The commercial implications of this research are substantial. As water scarcity becomes an increasingly pressing issue, farmers and agribusinesses are looking for innovative solutions to maintain productivity. TWW offers a cost-effective and environmentally friendly alternative to traditional irrigation methods. By adopting TWW, farmers can reduce their reliance on potable water, lower irrigation costs, and enhance the nutritional quality of their crops.
Looking ahead, this research paves the way for further exploration into the long-term effects of TWW on soil health and its impact on other crops.

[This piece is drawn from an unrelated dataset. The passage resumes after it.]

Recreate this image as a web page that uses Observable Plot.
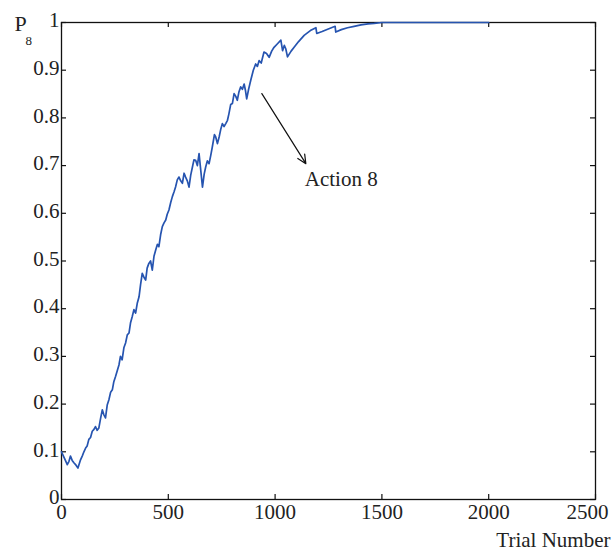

Optimizing TWW treatment processes could unlock even greater benefits for sustainable farming. As Al‐Zayadneh concluded, “Future research should focus on the long-term effects of TWW on soil health and its impact on other crops, as well as optimizing its treatment for more efficient and sustainable farming.”
In the face of climate change and water scarcity, innovative solutions like TWW irrigation offer a glimmer of hope for the agricultural sector. By embracing these technologies, farmers can secure their livelihoods, enhance crop productivity, and contribute to a more sustainable future. The findings of this study, published in the *Journal of Sustainable Agriculture and Environment* and led by Wasef Al‐Zayadneh from the United Arab Emirates University, provide a solid foundation for further exploration and implementation of TWW in agriculture.